Fusion 5.9.4 and later
Kubernetes version 1.29
Applies to Fusion deployed on GKE, EKS, AKS, or other Kubernetes environments using autoscaling and nodepool isolation.

Cause

The degradation is typically caused by one or more of the following:

Insufficient compute capacity for fusion-admin or query-pipeline services when autoscaling reaches peak levels.
Shared nodepools between indexing-heavy and query-serving workloads, creating contention.
Use of standard persistent disks for Solr data, resulting in slow disk I/O under heavy read/write load.
Query pipelines containing expensive stages or large per-request logic.
Delta indexing jobs triggering during peak query times.

Resolution

Scale and isolate critical services

Ensure fusion-admin pods have sufficient replicas and are scheduled on appropriately sized nodes:

kubectl scale deployment fusion-admin -n <fusion-namespace> --replicas=<desired-count>

Review nodepool assignments and autoscaler settings for services such as:
- query-pipeline
- api-gateway
- fusion-indexing
Separate TLOG and PULL Solr replicas into different nodepools to minimize contention.

Tune query pipeline behavior

Use Grafana dashboards to analyze slowest pipeline stages.
Modify or remove expensive stages that consistently impact performance.
If using Lucidworks Predictive Merchandiser, Suggestions, or Recommendations pipelines, profile these separately to ensure isolated optimization.

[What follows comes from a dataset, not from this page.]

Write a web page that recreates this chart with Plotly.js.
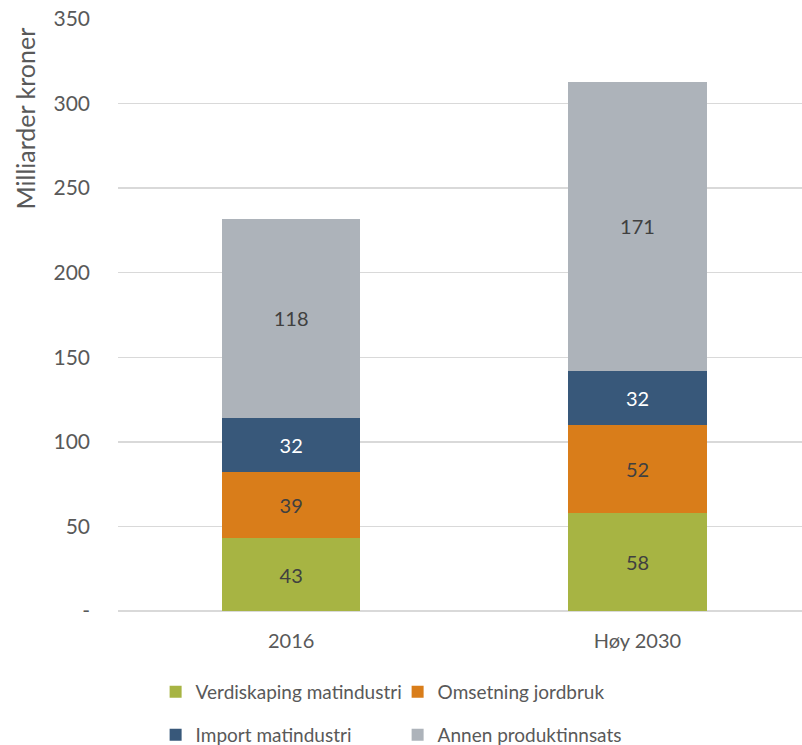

Optimize Solr storage performance

Verify that Solr StatefulSets are using SSD-backed volumes:
- For example, on GKE use a storage class such as premium-rwo.
- Update StatefulSet volume claim templates if needed, then recreate pods to apply changes.

Reset affected services

If services crash or enter a degraded state during testing:

Restart affected pods manually:

kubectl rollout restart deployment <deployment-name> -n <fusion-namespace>

Commonly impacted deployments include:
- fusion-admin
- api-gateway
- query-pipeline
- solrcloud-node

After applying these changes, rerun load tests to validate whether latency thresholds remain within acceptable bounds.